Budget reconciliation, vendor management, and contract negotiations

Finally, there’s a financial and commercial layer to marketing operations that is often entirely invisible to the rest of the organisation: managing budgets, vendors, and contracts. Modern marketing stacks are expensive, and someone has to own the task of ensuring those investments deliver value. In many organisations, that someone is the marketing operations leader who quietly tracks licence counts, negotiates renewals, and reconciles invoices against actual usage.

Budget reconciliation involves aligning planned spend with actuals across media, technology, and services. Marketing operations teams build and maintain spreadsheets or dashboards that map purchase orders, invoices, and campaign budgets, ensuring there are no surprises at quarter end. They also partner with finance to forecast future spend based on pipeline targets and planned initiatives, translating technical platform needs into language that aligns with financial planning cycles.

Vendor management and contract negotiations add another layer of hidden workload. Evaluating new tools means running RFPs, coordinating demos, conducting security and privacy reviews, and assessing integration requirements. Once a vendor is selected, marketing operations works through contract terms—licence tiers, data ownership, SLAs, support levels, and renewal clauses—to protect the organisation’s interests. These negotiations directly impact cost efficiency and operational flexibility but rarely appear in campaign retrospectives.

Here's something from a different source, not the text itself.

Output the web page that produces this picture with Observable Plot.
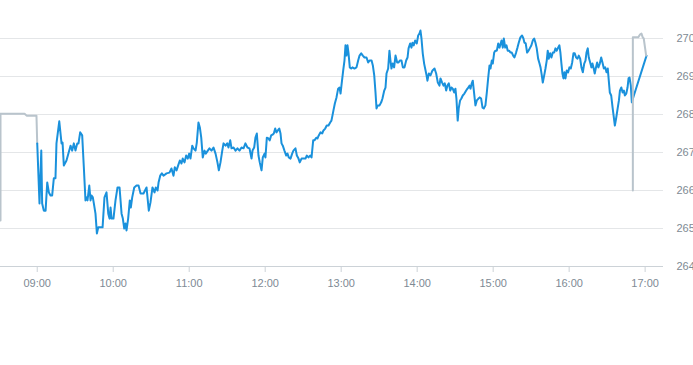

After contracts are signed, ongoing governance is required. Are all seats being used? Are teams leveraging advanced features or only scratching the surface? Are there overlapping tools that could be consolidated to reduce costs and simplify the stack? Marketing operations regularly conducts audits and usage reviews, then makes recommendations to expand, renegotiate, or sunset platforms. It’s a bit like fleet management for software: making sure every vehicle in the garage is roadworthy, necessary, and being driven to its full potential.